Helping Encapsulated Modules Keep Their Cool

When you encapsulate an active module, you actually cut off air from circulating and removing heat from around the components by the normal process of convection. That forces heat build-up within the active components, including some passive components as well, leading to possible premature failures. Intersil has now mastered the technology of effectively removing heat away from fully-encapsulated modules. Using their unique thermal design, Intersil is able to design very compact encapsulated modules handling up to 50A.

For example, the ISL8240 from Intersil is a 100W analog module, a step-down power supply with single 40A and dual 20A output in the same design. You can parallel up to six of these tiny modules to get a whopping 240A output.

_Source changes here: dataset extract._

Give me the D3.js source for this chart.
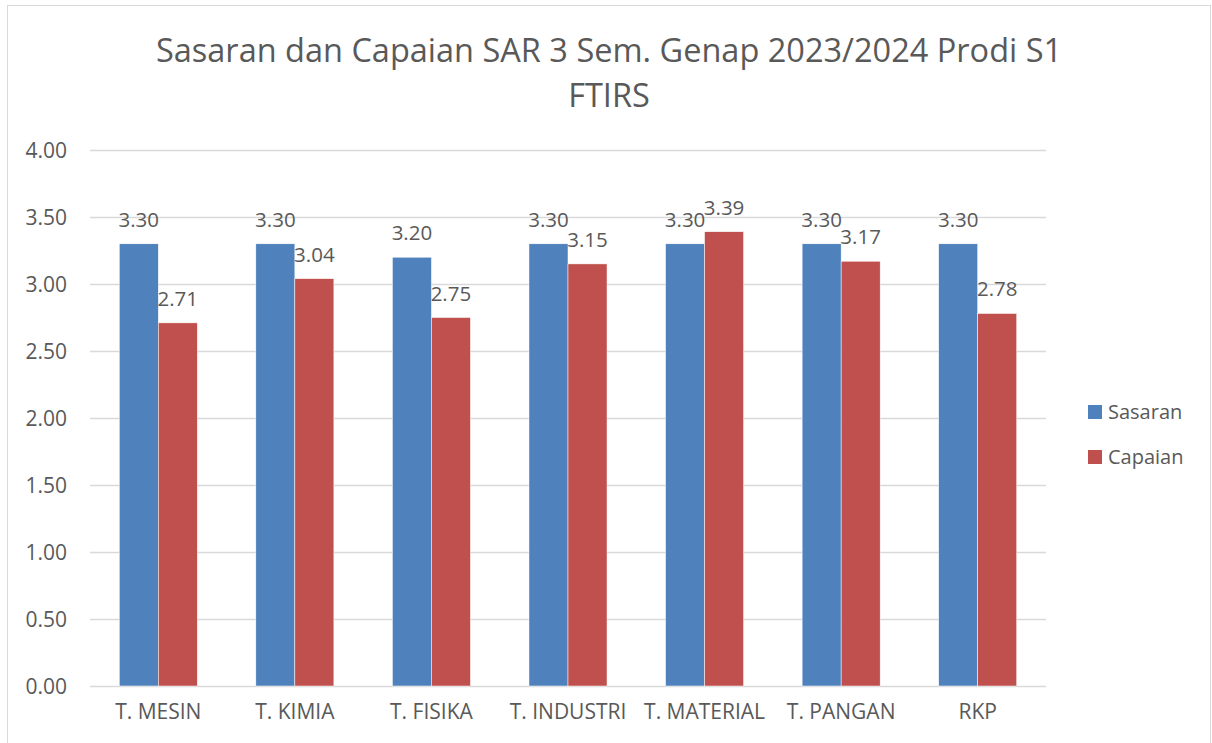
<!DOCTYPE html>
<html>
<head>
<meta charset="utf-8">
<script src="https://cdn.jsdelivr.net/npm/d3@7"></script>
<style>
  body { margin: 0; background: #fff; }
  svg text { font-family: "Open Sans", sans-serif; fill: #595959; }
</style>
</head>
<body>
<div class="chart"></div>
<script>
// chart values
let categories = ["T. MESIN", "T. KIMIA", "T. FISIKA", "T. INDUSTRI", "T. MATERIAL", "T. PANGAN", "RKP"]
let sasaran = [3.30, 3.30, 3.20, 3.30, 3.30, 3.30, 3.30]
let capaian = [2.71, 3.04, 2.75, 3.15, 3.39, 3.17, 2.78]
let seriesNames = ["Sasaran", "Capaian"]
let yTicks = [0, 0.5, 1, 1.5, 2, 2.5, 3, 3.5, 4]
let titleLines = ["Sasaran dan Capaian SAR 3 Sem. Genap 2023/2024 Prodi S1", "FTIRS"]

let w = 1212
let h = 743
let colors = { "Sasaran": "#4F81BD", "Capaian": "#C0504D" }

let svg = d3.select(".chart")
            .append("svg")
            .attr("width", w)
            .attr("height", h)

// outer chart border
svg.append("rect")
   .attr("x", 7.5).attr("y", 5.5)
   .attr("width", 1203).attr("height", 760)
   .attr("fill", "none")
   .attr("stroke", "#D9D9D9")

// title
svg.append("g").selectAll("text")
   .data(titleLines)
   .enter()
   .append("text")
   .attr("x", 609)
   .attr("y", (d, i) => 62 + i * 45)
   .attr("text-anchor", "middle")
   .style("font-size", "32.5px")
   .text(d => d)

let x = d3.scaleBand().domain(categories).range([90, 1046])
let xs = d3.scaleBand().domain(seriesNames).range([0, x.bandwidth()]).paddingOuter(0.75)
let y = d3.scaleLinear().domain([0, 4]).range([686, 150])

// gridlines
svg.append("g").selectAll("line")
   .data(yTicks)
   .enter()
   .append("line")
   .attr("x1", 90).attr("x2", 1046)
   .attr("y1", d => y(d) + 0.5).attr("y2", d => y(d) + 0.5)
   .attr("stroke", "#D9D9D9")
   .attr("stroke-width", 1.3)

// y axis labels
let yAxis = d3.axisLeft(y).tickValues(yTicks).tickFormat(d3.format(".2f")).tickSize(0).tickPadding(0)
let ya = svg.append("g").attr("transform", "translate(67,0)").call(yAxis)
ya.select(".domain").remove()
ya.selectAll("text").style("font-size", "21px").attr("font-family", null).attr("fill", null).attr("dy", "0.36em")

// x axis labels
let xAxis = d3.axisBottom(x).tickSize(0).tickPadding(0)
let xa = svg.append("g").attr("transform", "translate(0,704)").call(xAxis)
xa.select(".domain").remove()
xa.selectAll("text").style("font-size", "21px").attr("font-family", null).attr("fill", null).attr("dy", "0.71em")

// bars
let rows = categories.map((c, i) => ({ cat: c, values: [
  { name: "Sasaran", v: sasaran[i] },
  { name: "Capaian", v: capaian[i] }
] }))

let groups = svg.append("g").selectAll("g")
   .data(rows)
   .enter()
   .append("g")
   .attr("transform", d => "translate(" + x(d.cat) + ",0)")

groups.selectAll("rect")
   .data(d => d.values)
   .enter()
   .append("rect")
   .attr("x", d => xs(d.name))
   .attr("width", xs.bandwidth())
   .attr("y", d => y(d.v))
   .attr("height", d => y(0) - y(d.v))
   .attr("fill", d => colors[d.name])
   .attr("stroke", "#fff")
   .attr("stroke-width", 0.5)

// data labels
groups.selectAll("text")
   .data(d => d.values)
   .enter()
   .append("text")
   .attr("x", d => xs(d.name) + xs.bandwidth() / 2)
   .attr("y", d => y(d.v) - 17)
   .attr("text-anchor", "middle")
   .style("font-size", "20.5px")
   .text(d => d.v.toFixed(2))

// legend
let legend = svg.append("g").selectAll("g")
   .data(seriesNames)
   .enter()
   .append("g")
   .attr("transform", (d, i) => "translate(1088," + (405 + i * 45) + ")")
legend.append("rect").attr("width", 14).attr("height", 14).attr("fill", d => colors[d])
legend.append("text").attr("x", 20).attr("y", 14).style("font-size", "20px").text(d => d)
</script>
</body>
</html>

Applications involve LTE base stations and data center servers with design architectures built using several FPGAs, ASICs and microprocessors. Only 17x17mm in size, it is extremely difficult to keep the ISL8240 modules cool while delivering full power. Interestingly, Intersil has already announced another module with single 50A and dual 25A module in the same size.

The efficiency of Intersil’s thermal design was evident at a thermal test conducted with the ISL8240 module delivering 40A as output. The fully encapsulated module showed an impressive 99.6°C maximum temperature. Intersil has an evaluation board for users to try their design – ISL8240MEVAL4Z. The tests were conducted using the evaluation board at room temperature without any air flow.

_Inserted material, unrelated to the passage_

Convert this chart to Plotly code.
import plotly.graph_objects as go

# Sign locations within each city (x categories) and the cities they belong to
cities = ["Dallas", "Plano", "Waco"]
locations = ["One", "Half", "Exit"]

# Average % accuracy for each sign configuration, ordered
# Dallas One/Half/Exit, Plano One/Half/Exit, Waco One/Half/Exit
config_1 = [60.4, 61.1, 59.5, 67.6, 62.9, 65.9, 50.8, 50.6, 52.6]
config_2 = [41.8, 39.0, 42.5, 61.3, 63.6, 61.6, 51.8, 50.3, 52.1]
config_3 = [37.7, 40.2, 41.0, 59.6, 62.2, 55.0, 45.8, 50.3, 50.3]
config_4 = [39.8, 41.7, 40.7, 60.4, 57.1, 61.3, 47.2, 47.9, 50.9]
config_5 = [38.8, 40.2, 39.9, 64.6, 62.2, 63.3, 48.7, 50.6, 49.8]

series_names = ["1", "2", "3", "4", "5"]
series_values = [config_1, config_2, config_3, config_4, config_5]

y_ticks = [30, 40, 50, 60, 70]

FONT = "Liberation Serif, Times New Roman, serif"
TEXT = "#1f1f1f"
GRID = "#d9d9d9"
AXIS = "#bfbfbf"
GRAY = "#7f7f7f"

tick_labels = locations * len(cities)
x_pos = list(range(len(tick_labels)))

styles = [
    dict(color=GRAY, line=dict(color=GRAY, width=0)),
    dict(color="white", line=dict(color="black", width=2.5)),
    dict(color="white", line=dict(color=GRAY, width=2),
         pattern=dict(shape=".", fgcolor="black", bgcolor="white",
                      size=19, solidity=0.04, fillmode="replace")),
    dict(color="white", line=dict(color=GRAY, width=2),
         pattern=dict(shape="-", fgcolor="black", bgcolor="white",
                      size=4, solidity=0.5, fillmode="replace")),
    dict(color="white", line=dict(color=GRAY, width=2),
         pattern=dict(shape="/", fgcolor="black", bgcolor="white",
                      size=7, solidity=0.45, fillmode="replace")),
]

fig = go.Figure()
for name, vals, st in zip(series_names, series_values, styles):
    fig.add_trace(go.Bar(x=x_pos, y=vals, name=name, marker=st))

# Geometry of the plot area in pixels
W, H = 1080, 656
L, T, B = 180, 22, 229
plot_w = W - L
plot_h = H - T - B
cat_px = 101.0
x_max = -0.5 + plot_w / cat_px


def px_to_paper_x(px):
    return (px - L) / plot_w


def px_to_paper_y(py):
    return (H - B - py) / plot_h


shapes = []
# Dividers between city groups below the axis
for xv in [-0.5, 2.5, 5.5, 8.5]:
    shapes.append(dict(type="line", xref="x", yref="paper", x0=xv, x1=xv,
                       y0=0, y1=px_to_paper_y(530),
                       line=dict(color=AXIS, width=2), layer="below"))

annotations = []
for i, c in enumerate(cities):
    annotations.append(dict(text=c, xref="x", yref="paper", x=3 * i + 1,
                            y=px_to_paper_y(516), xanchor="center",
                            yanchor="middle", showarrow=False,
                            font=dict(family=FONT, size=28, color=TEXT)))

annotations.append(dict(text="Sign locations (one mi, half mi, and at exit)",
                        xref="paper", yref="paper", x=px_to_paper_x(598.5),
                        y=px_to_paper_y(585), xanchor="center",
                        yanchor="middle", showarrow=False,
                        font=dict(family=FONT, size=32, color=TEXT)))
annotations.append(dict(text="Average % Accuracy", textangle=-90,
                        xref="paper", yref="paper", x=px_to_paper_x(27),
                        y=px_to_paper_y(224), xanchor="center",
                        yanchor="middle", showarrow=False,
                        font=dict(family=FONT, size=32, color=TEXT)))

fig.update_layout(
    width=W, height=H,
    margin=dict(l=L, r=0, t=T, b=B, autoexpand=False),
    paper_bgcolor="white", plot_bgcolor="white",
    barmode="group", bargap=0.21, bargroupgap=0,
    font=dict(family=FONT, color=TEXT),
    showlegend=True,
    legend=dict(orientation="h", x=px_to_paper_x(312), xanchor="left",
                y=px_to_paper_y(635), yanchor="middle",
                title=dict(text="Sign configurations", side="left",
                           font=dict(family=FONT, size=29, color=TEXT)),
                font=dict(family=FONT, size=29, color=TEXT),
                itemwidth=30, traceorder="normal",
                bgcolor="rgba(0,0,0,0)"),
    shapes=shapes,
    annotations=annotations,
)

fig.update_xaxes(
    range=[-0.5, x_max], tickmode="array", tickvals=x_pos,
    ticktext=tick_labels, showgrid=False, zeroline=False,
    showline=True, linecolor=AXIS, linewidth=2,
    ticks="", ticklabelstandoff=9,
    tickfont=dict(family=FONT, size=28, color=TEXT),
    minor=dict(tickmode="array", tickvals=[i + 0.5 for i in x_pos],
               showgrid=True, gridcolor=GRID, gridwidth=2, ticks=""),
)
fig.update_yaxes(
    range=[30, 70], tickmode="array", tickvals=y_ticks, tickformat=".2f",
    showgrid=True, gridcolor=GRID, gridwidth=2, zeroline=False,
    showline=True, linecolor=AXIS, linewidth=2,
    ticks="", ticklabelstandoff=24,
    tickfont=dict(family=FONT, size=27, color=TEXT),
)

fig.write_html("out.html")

The secret of the Intersil thermal design is a multilayer PC board. The trick is in placing multiple vias strategically to maximize the thermal performance. If this is done correctly, the design need not use any heat sink or fan.

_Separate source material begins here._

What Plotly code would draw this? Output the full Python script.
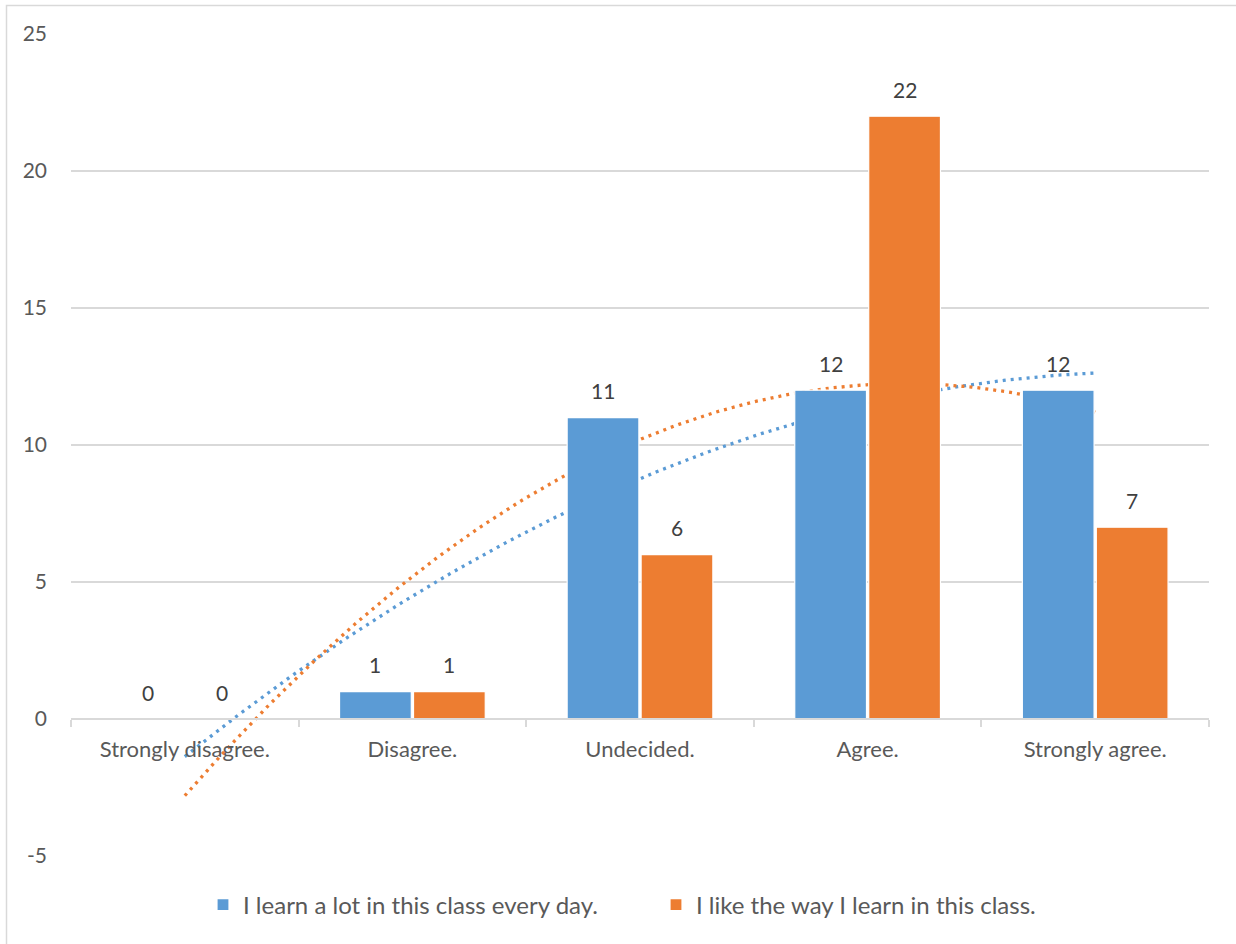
import numpy as np
import plotly.graph_objects as go

categories = ["Strongly disagree.", "Disagree.", "Undecided.", "Agree.", "Strongly agree."]
series_names = ["I learn a lot in this class every day.", "I like the way I learn in this class."]
learn_lot = [0, 1, 11, 12, 12]
like_way = [0, 1, 6, 22, 7]
y_ticks = [-5, 0, 5, 10, 15, 20, 25]
y_tick_text = ["-5", "0", "5", "10", "15", "20", "25"]

colors = ["#5B9BD5", "#ED7D31"]
FONT = "Lato"
W, H = 1236, 944
L, R, T, B = 71, 27, 34, 88
BARGAP = 0.35

xs = list(range(len(categories)))
fig = go.Figure()

# polynomial (order 2) trendlines, drawn underneath the bars
xfine = np.linspace(0, len(categories) - 1, 200)
for vals, c in zip([learn_lot, like_way], colors):
    coef = np.polyfit(xs, vals, 2)
    fig.add_trace(go.Scatter(x=xfine, y=np.polyval(coef, xfine), mode="lines",
                             line=dict(color=c, width=3.3, dash="3px,5px"),
                             showlegend=False, hoverinfo="skip",
                             xaxis="x", yaxis="y"))

for name, vals, c in zip(series_names, [learn_lot, like_way], colors):
    fig.add_trace(go.Bar(x=xs, y=vals, name=name, marker=dict(color=c, line=dict(color="white", width=1.2)),
                         xaxis="x2", yaxis="y2"))

# data labels
off = (1 - BARGAP) / 4
for k, vals in enumerate([learn_lot, like_way]):
    for i, v in enumerate(vals):
        fig.add_annotation(x=i + (-off if k == 0 else off), y=v, text=str(v), showarrow=False,
                           xref="x", yref="y", yshift=27, font=dict(family=FONT, size=21, color="#404040"))

plot_h = H - T - B
plot_w = W - L - R
# chart-area border (only top/left visible in the picture)
fig.add_shape(type="rect", xref="paper", yref="paper",
              x0=(6.5 - L) / plot_w, x1=(W + 5 - L) / plot_w,
              y0=-(B + 10) / plot_h, y1=1 + (T - 5.5) / plot_h,
              line=dict(color="#d9d9d9", width=1.5), fillcolor="rgba(0,0,0,0)", layer="below")

yr = [y_ticks[0], y_ticks[-1]]
fig.update_layout(
    width=W, height=H, margin=dict(l=L, r=R, t=T, b=B),
    paper_bgcolor="white", plot_bgcolor="white",
    font=dict(family=FONT, size=21, color="#595959"),
    barmode="group", bargap=BARGAP, bargroupgap=0.03,
    xaxis=dict(range=[-0.5, len(categories) - 0.5], tickmode="array", tickvals=xs, ticktext=categories,
               ticks="", showgrid=False, zeroline=False, showline=True, linecolor="#d9d9d9", linewidth=1.5,
               anchor="free", position=(0 - yr[0]) / (yr[1] - yr[0]), ticklabelstandoff=11,
               tickfont=dict(family=FONT, size=22, color="#595959"),
               minor=dict(tickmode="array", tickvals=[i - 0.5 for i in range(len(categories) + 1)],
                          ticks="outside", ticklen=7, tickwidth=1.5, tickcolor="#d9d9d9", showgrid=False)),
    yaxis=dict(range=yr, tickmode="array", tickvals=y_ticks, ticktext=y_tick_text, ticks="",
               showgrid=True, gridcolor="#d9d9d9",
               gridwidth=1.5, zeroline=False, showline=False, ticklabelstandoff=23,
               tickfont=dict(family=FONT, size=21, color="#595959")),
    xaxis2=dict(range=[-0.5, len(categories) - 0.5], overlaying="x", visible=False),
    yaxis2=dict(range=yr, overlaying="y", visible=False),
    legend=dict(orientation="h", x=(203 - L) / plot_w, xanchor="left",
                y=-(905 - (H - B)) / plot_h, yanchor="middle", entrywidth=408, entrywidthmode="pixels",
                font=dict(family=FONT, size=24, color="#595959"), traceorder="normal"),
)

fig.write_html("out.html")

In addition, the IC is mounted thermally on to a copper substrate. This allows attainment of a low thermal resistance of the order of 8.5°C/W. The multilayer board also has two internal copper planes sandwiched in between. These are connected to the top plane with multiple vias, allowing a low thermal resistance design that can remove the excess heat efficiently from the module. The top and bottom layer of the 4-layer board uses 2 oz. Copper, while the inner board layers are made of 1 oz. Copper. Intersil offers Gerber files to speed up your design time.

Intersil makes the PCBs of FR4 grade board material and copper with small additional amounts of solder, nickel and gold. The board uses vias with a finished hole size of 0.012 inches. For making a via, the initial hole drilled is of 0.014 inches. Plating adds a copper wall of 0.001 inches to the hole. Subsequently, the board is plated overall with an ENIG process, adding about 200µ inches of nickel and 5µ inches of gold on to the outer copper surfaces.

If you consider the thermal resistance of one via to that of the copper in the board layers, it will be seen that the via has a much higher thermal impedance for each layer. However, one via occupies only about 1/5000th of a square inch of the board area. The effect of placing N multiple vias in an area is a reduction of the thermal resistance by Nx times.